Ray Wright and the Survey Section
So when we got a new survey officer, he had to start out with nothing but two
aiming circles incapable of measuring angles of less than a mil. The new survey officer,
2nd Lt Raymond J. Wright, was a "ninety-day wonder," freshly graduated from Officer
Candidate School. He was about twenty-five, tall, very slightly round-shouldered, and
quiet - even diffident. When he reported for duty, he was just in time to go out on a
battalion field exercise, and he got the job of survey officer because Don Thomson (Now
1st Lt Thomson) had just departed for a three-month course at Fort Sill.
Wright and I both went on reconnaissance, and when we got to the future
battalion position, I stood by and watched while Col Pierce explained to the hapless
newcomer what he wanted in the way of a survey. My mouth dropped open as I listened,
for it seemed to me like a very detailed and difficult job, over ground rough and cut by
deep gullies, a nightmare for taping distances. Lt Wright listened with a frozen face,
which might have indicated shock and terror, but when Col Pierce finished and asked if
there were any questions, all he said was, "No, sir."
And, to my astonishment, by the time the firing batteries were in position, the
survey was completed and had checked out by closing the traverse with an error of less
than a foot.
From then on, the 915th stopped worrying about surveying.
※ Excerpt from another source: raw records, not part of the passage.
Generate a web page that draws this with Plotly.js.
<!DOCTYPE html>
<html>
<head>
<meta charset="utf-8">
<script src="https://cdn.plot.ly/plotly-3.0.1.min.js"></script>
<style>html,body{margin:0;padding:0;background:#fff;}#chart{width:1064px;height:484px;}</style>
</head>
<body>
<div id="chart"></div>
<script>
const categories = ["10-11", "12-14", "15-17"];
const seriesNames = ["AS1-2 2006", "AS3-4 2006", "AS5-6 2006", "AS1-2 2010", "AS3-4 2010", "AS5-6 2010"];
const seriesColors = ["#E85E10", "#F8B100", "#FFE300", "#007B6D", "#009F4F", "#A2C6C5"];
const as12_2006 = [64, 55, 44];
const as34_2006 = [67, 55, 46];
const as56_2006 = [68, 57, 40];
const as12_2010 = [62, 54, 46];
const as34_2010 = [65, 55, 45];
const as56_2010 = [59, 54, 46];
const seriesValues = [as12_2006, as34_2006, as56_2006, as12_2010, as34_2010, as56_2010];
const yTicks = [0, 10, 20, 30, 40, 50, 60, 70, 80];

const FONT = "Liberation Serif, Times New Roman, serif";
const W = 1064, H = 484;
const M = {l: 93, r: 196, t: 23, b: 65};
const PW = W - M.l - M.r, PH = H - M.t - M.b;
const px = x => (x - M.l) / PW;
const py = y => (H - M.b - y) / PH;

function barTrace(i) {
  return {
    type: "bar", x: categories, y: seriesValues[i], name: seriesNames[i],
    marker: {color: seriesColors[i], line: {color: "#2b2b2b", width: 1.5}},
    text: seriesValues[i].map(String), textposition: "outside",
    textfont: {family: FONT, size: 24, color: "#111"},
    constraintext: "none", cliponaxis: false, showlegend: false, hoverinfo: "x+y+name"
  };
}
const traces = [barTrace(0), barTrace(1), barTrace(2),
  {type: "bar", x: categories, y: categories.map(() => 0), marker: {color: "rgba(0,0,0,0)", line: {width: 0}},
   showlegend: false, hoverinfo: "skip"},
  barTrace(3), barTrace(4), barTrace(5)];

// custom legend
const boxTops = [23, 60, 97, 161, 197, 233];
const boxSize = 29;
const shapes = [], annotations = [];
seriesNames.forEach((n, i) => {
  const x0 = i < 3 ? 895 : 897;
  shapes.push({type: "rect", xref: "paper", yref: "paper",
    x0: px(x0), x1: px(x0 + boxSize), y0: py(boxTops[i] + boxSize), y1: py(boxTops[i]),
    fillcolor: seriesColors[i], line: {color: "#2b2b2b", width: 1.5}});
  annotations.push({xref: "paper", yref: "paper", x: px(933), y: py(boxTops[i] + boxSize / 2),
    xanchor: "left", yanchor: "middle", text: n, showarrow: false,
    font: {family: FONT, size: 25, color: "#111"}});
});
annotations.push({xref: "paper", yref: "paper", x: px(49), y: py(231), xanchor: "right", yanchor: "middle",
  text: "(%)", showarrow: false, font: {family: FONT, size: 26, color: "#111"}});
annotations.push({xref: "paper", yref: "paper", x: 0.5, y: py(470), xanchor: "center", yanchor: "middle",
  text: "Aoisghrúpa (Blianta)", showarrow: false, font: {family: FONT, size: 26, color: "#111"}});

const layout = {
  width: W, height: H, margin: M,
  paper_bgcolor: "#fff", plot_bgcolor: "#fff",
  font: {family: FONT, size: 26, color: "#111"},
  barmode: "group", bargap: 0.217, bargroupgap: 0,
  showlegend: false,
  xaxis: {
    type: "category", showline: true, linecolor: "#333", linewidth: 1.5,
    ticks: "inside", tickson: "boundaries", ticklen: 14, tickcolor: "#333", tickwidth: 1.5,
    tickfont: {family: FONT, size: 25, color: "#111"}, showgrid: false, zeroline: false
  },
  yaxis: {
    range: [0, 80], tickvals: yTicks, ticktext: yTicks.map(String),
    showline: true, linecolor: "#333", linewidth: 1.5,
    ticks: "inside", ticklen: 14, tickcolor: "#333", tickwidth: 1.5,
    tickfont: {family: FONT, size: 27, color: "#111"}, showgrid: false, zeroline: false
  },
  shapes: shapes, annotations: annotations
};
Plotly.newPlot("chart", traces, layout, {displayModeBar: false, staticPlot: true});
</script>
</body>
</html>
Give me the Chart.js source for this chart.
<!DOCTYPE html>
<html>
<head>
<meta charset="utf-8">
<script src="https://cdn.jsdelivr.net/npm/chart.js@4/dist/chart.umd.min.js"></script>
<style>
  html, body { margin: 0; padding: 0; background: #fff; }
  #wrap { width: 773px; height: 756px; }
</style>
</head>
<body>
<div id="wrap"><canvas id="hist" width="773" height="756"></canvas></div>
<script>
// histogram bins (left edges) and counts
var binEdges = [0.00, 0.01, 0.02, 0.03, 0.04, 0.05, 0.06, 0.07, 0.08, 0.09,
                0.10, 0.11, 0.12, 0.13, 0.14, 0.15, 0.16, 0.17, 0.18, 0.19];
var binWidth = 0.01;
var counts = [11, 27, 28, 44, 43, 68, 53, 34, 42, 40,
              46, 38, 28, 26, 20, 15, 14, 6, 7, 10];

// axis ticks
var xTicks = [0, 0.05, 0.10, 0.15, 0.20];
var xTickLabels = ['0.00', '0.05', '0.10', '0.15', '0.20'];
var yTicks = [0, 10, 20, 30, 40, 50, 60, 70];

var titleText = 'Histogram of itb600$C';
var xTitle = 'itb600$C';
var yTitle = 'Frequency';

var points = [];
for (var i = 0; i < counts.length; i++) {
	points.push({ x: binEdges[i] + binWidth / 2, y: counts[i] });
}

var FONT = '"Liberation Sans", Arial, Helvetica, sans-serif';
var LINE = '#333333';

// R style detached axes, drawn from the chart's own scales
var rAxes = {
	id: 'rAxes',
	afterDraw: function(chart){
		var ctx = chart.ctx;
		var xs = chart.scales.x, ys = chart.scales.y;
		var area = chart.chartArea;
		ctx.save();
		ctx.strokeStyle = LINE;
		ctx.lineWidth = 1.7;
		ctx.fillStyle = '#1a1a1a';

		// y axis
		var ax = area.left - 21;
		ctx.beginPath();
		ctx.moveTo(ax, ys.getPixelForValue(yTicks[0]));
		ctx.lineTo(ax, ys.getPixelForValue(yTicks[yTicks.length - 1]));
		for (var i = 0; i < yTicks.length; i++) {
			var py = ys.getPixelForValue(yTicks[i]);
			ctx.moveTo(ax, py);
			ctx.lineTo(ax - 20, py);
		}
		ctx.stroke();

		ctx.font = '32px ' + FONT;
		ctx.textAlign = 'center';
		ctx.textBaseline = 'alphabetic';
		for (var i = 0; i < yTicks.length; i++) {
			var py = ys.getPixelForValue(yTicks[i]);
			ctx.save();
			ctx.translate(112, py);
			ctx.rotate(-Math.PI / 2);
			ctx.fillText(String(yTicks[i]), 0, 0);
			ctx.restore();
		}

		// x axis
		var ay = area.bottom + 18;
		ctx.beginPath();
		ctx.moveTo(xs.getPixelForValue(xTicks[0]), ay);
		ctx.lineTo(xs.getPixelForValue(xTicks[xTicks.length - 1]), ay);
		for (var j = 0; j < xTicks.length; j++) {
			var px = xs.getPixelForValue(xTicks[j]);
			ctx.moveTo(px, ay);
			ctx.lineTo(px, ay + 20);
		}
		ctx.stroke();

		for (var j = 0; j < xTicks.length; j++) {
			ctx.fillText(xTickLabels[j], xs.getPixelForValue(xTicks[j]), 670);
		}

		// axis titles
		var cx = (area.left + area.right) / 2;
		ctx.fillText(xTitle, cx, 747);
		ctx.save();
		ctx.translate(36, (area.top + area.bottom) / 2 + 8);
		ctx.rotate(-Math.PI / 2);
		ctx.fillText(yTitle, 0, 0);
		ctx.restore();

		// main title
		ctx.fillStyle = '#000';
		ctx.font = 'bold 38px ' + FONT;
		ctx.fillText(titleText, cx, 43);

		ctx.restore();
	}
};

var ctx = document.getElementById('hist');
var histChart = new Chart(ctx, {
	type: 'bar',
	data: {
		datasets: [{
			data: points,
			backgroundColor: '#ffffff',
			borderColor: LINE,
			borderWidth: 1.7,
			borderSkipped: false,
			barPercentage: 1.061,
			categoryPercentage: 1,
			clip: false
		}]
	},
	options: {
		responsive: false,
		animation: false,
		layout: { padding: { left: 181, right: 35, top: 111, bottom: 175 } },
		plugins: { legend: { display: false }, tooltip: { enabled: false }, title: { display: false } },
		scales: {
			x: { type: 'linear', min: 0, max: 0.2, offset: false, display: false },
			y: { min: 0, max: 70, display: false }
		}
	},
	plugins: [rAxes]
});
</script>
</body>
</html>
Lt Wright had been a
Survey Sergeant as an enlisted man, and he knew exactly what he was doing. Even better,
he had the instant respect and loyalty of his crew.
When Don Thomson returned from Ft Sill, it did not occur to anyone to make him
survey officer again: we had a survey officer. So Don, who was an overall brilliant
officer, went on to command Battery A for a while, was promoted to captain, then
became Assistant S-3 and the brains of the fire direction center.
Ray Wright, on the other hand, was too efficient for his own good. No one wanted
to move him from a vital job he could do better than anyone else, but the position of
survey officer called for a lieutenant, so he ended the war as a first lieutenant, while less
outstanding officers got promoted to captain. [However, he also ended up alive and
healthy, as he might not if he had been made a liaison officer and promoted.]
On desert maneuvers, he convinced even our new commander, Major Costain, a
talented skeptic about the abilities of his subordinates. On one maneuver near Salome,
Arizona, we were part of the Red Force, which meant that we were scheduled to do a lot
of retreating and would eventually lose. There were no maps of the area that could be of
any use for artillery fire, only a few bench marks established when the original U.S. land
survey had been made some time after the Mexican War.
Ray Wright located one of these and used it as a basis for a continuous survey,
which located each battery position as we leapfrogged backwards for about five days. As
the maneuver ended, he closed the whole system by tying it into another bench mark
some twenty miles from the first one, and it checked to the nearest five yards, or fifteen
feet. Far closer than any rough artillery survey could be expected to be.